Posted on 03/14/2014 7:20:53 AM PDT by Errant
When we devalue our dollar the folks who buy our Treasuries get a guaranteed loss. Until recently safety was a good trade-off... seems that perception has changed.
a)if the rates climb, the Fed will step in to buy the bonds, pushing rates down.
b)If the rates climb, the value of the bonds will fall and the foreigners will lose too much, which will also moderate the sell-off.
c) The increase in dollar reserves will also tend to drive down interest rates on dollars.
What will happen is that the dollar will fall more relative to the Euro, Yen and Yuan: look for gas prices and other commodity prices denominated in dollars to go up, as foreigners look to recoup their FX losses from the Fed's inflationary policies.

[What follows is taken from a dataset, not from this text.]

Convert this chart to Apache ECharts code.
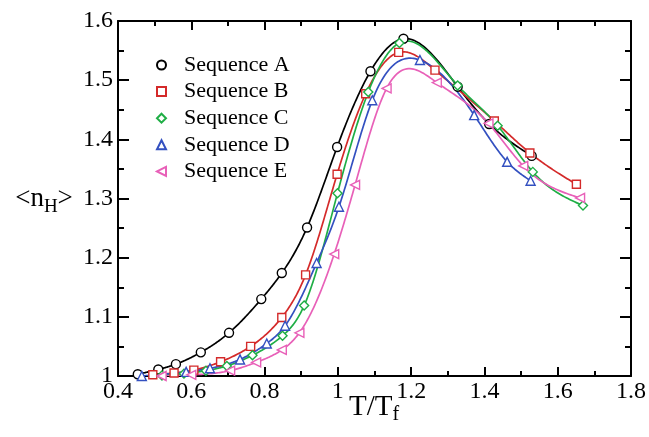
<!DOCTYPE html>
<html>
<head>
<meta charset="utf-8">
<script src="https://cdn.jsdelivr.net/npm/echarts@6/dist/echarts.min.js"></script>
<style>html,body{margin:0;padding:0;background:#fff;}#c{width:649px;height:437px;}</style>
</head>
<body>
<div id="c"></div>
<script>
// ---- data ----
const seriesNames = ['Sequence A', 'Sequence B', 'Sequence C', 'Sequence D', 'Sequence E'];

const seqA_x = [0.454, 0.510, 0.558, 0.626, 0.703, 0.791, 0.847, 0.916, 0.998, 1.089, 1.179, 1.327, 1.413, 1.529];
const seqA_y = [1.003, 1.011, 1.020, 1.040, 1.073, 1.130, 1.174, 1.251, 1.387, 1.515, 1.570, 1.489, 1.426, 1.372];

const seqB_x = [0.495, 0.553, 0.607, 0.680, 0.762, 0.847, 0.912, 0.998, 1.076, 1.166, 1.265, 1.427, 1.524, 1.651];
const seqB_y = [1.002, 1.005, 1.010, 1.024, 1.050, 1.099, 1.171, 1.341, 1.477, 1.547, 1.517, 1.431, 1.377, 1.324];

const seqC_x = [0.520, 0.580, 0.640, 0.697, 0.767, 0.849, 0.908, 0.999, 1.083, 1.168, 1.327, 1.436, 1.532, 1.669];
const seqC_y = [1.001, 1.004, 1.009, 1.017, 1.035, 1.068, 1.119, 1.309, 1.480, 1.563, 1.491, 1.423, 1.345, 1.288];

const seqD_x = [0.465, 0.586, 0.651, 0.733, 0.806, 0.856, 0.942, 1.003, 1.094, 1.224, 1.372, 1.462, 1.526];
const seqD_y = [1.000, 1.007, 1.013, 1.028, 1.055, 1.085, 1.191, 1.286, 1.466, 1.534, 1.441, 1.362, 1.330];

const seqE_x = [0.519, 0.600, 0.706, 0.777, 0.847, 0.895, 0.990, 1.047, 1.133, 1.270, 1.411, 1.506, 1.661];
const seqE_y = [1.000, 1.002, 1.009, 1.023, 1.044, 1.073, 1.206, 1.323, 1.486, 1.496, 1.427, 1.355, 1.301];

const xTicks = [0.4, 0.6, 0.8, 1.0, 1.2, 1.4, 1.6, 1.8];
const yTicks = [1.0, 1.1, 1.2, 1.3, 1.4, 1.5, 1.6];

// ---- styling ----
const colors = ['#000000', '#d42a2a', '#1fae45', '#3350c0', '#e860b8'];
const symbols = ['circle', 'rect', 'diamond', 'triangle', 'path://M0,5L10,0L10,10Z'];
const symbolSizes = [9, 8, 9, 9, 9];
const xs = [seqA_x, seqB_x, seqC_x, seqD_x, seqE_x];
const ys = [seqA_y, seqB_y, seqC_y, seqD_y, seqE_y];

const FONT = 'Liberation Serif';

function zip(a, b) { return a.map((v, i) => [v, b[i]]); }

// natural cubic spline (second derivatives) for y(x)
function splineM(x, y) {
  const n = x.length, M = new Array(n).fill(0);
  if (n < 3) return M;
  const a = [], b = [], c = [], d = [];
  for (let i = 1; i < n - 1; i++) {
    const h0 = x[i] - x[i - 1], h1 = x[i + 1] - x[i];
    a.push(h0); b.push(2 * (h0 + h1)); c.push(h1);
    d.push(6 * ((y[i + 1] - y[i]) / h1 - (y[i] - y[i - 1]) / h0));
  }
  const m = b.length;
  for (let i = 1; i < m; i++) {
    const w = a[i] / b[i - 1];
    b[i] -= w * c[i - 1]; d[i] -= w * d[i - 1];
  }
  const sol = new Array(m);
  sol[m - 1] = d[m - 1] / b[m - 1];
  for (let i = m - 2; i >= 0; i--) sol[i] = (d[i] - c[i] * sol[i + 1]) / b[i];
  for (let i = 0; i < m; i++) M[i + 1] = sol[i];
  return M;
}
function splineEval(x, y, M, i, t) {
  const h = x[i + 1] - x[i];
  const A = (x[i + 1] - t) / h, B = (t - x[i]) / h;
  return A * y[i] + B * y[i + 1] + ((A * A * A - A) * M[i] + (B * B * B - B) * M[i + 1]) * h * h / 6;
}

// smooth curves through the data points, positioned via api.coord
const curveSeries = seriesNames.map((name, k) => ({
  name: name,
  type: 'custom',
  xAxisIndex: 0,
  yAxisIndex: 0,
  z: 2,
  clip: true,
  silent: true,
  data: zip(xs[k], ys[k]),
  renderItem: function (params, api) {
    if (params.dataIndex !== 0) return null;
    const X = xs[k], Y = ys[k], M = splineM(X, Y);
    const pts = [];
    for (let i = 0; i < X.length - 1; i++) {
      const steps = 30;
      for (let s = 0; s < steps; s++) {
        const t = X[i] + (X[i + 1] - X[i]) * s / steps;
        pts.push(api.coord([t, splineEval(X, Y, M, i, t)]));
      }
    }
    pts.push(api.coord([X[X.length - 1], Y[Y.length - 1]]));
    return {
      type: 'polyline',
      shape: { points: pts },
      style: { stroke: colors[k], lineWidth: 1.7, fill: null }
    };
  },
  animation: false
}));

const markerSeries = seriesNames.map((name, i) => ({
  name: name,
  type: 'scatter',
  xAxisIndex: 0,
  yAxisIndex: 0,
  z: 5,
  data: zip(xs[i], ys[i]),
  symbol: symbols[i],
  symbolSize: symbolSizes[i],
  itemStyle: { color: '#ffffff', borderColor: colors[i], borderWidth: 1.4, opacity: 1 },
  emphasis: { disabled: true },
  animation: false
}));

const fmt = v => String(+(+v).toFixed(1));

function xAx(pos, showLabel) {
  return {
    type: 'value', position: pos, min: xTicks[0], max: xTicks[xTicks.length - 1], interval: 0.2,
    splitLine: { show: false },
    axisLine: { show: true, onZero: false, lineStyle: { color: '#000', width: 2 } },
    axisTick: { show: true, inside: true, length: 9, lineStyle: { color: '#000', width: 2 } },
    minorTick: { show: true, splitNumber: 2, length: 5, lineStyle: { color: '#000', width: 2 } },
    axisLabel: { show: showLabel, formatter: fmt, fontFamily: FONT, fontSize: 24, color: '#000', margin: 4 }
  };
}
function yAx(pos, showLabel) {
  return {
    type: 'value', position: pos, min: yTicks[0], max: yTicks[yTicks.length - 1], interval: 0.1,
    splitLine: { show: false },
    axisLine: { show: true, onZero: false, lineStyle: { color: '#000', width: 2 } },
    axisTick: { show: true, inside: true, length: 11, lineStyle: { color: '#000', width: 2 } },
    minorTick: { show: true, splitNumber: 2, length: 6, lineStyle: { color: '#000', width: 2 } },
    axisLabel: { show: showLabel, formatter: fmt, fontFamily: FONT, fontSize: 24, color: '#000', margin: 5 }
  };
}

const option = {
  backgroundColor: '#ffffff',
  animation: false,
  textStyle: { fontFamily: FONT },
  grid: { left: 118, right: 18, top: 21, bottom: 61, containLabel: false },
  xAxis: [xAx('bottom', true), xAx('top', false)],
  yAxis: [yAx('left', true), yAx('right', false)],
  legend: {
    orient: 'vertical',
    left: 151,
    top: 49,
    itemWidth: 9,
    itemHeight: 9,
    itemGap: 4.6,
    selectedMode: false,
    data: seriesNames.map((n, i) => ({ name: n, icon: symbols[i] })),
    textStyle: { fontFamily: FONT, fontSize: 22, color: '#000', lineHeight: 22, padding: [0, 0, 0, 13] }
  },
  graphic: [
    {
      type: 'text', x: 44, y: 199,
      style: {
        text: '{a|<n}{b|H}{a|>}',
        fontFamily: FONT, fontSize: 27,
        align: 'center', verticalAlign: 'middle',
        rich: {
          a: { fontFamily: FONT, fontSize: 27, fill: '#000' },
          b: { fontFamily: FONT, fontSize: 19, fill: '#000', padding: [16, 0, 0, 0] }
        }
      }
    },
    {
      type: 'text', x: 374, y: 407,
      style: {
        text: '{a|T/T}{b|f}',
        fontFamily: FONT, fontSize: 29,
        align: 'center', verticalAlign: 'middle',
        rich: {
          a: { fontFamily: FONT, fontSize: 29, fill: '#000' },
          b: { fontFamily: FONT, fontSize: 20, fill: '#000', padding: [16, 0, 0, 0] }
        }
      }
    }
  ],
  series: markerSeries.concat(curveSeries)
};

const chart = echarts.init(document.getElementById('c'), null, { renderer: 'canvas' });
chart.setOption(option);
</script>
</body>
</html>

And into what? .....................
Rice...................................
Hold on to your butts.
Your response makes no sense. I said there would be significant implications for our own interest rates. You said “wrong” but then acknowledge twice that rates could climb. Very confusing. If you are confident that rates will fall, then you should put your money on it (go short).
I didn't say they would fall, just that they would not rise (at least not anytime soon).
A smart bond trader could probably make some money on intraday futures trades, but that's about it. I just don't think the Fed will allow the market to move very much at all.
If the sell off continues, you could make money on FX, I would think, because some of the growing dollar reserves would need to be rolled over into local currencies.
I had not idea what your reply would be, but that made me laugh. Not a bad idea either, but the government(s) will eventually grab that too if SHTF. For the greater good, dontcha know.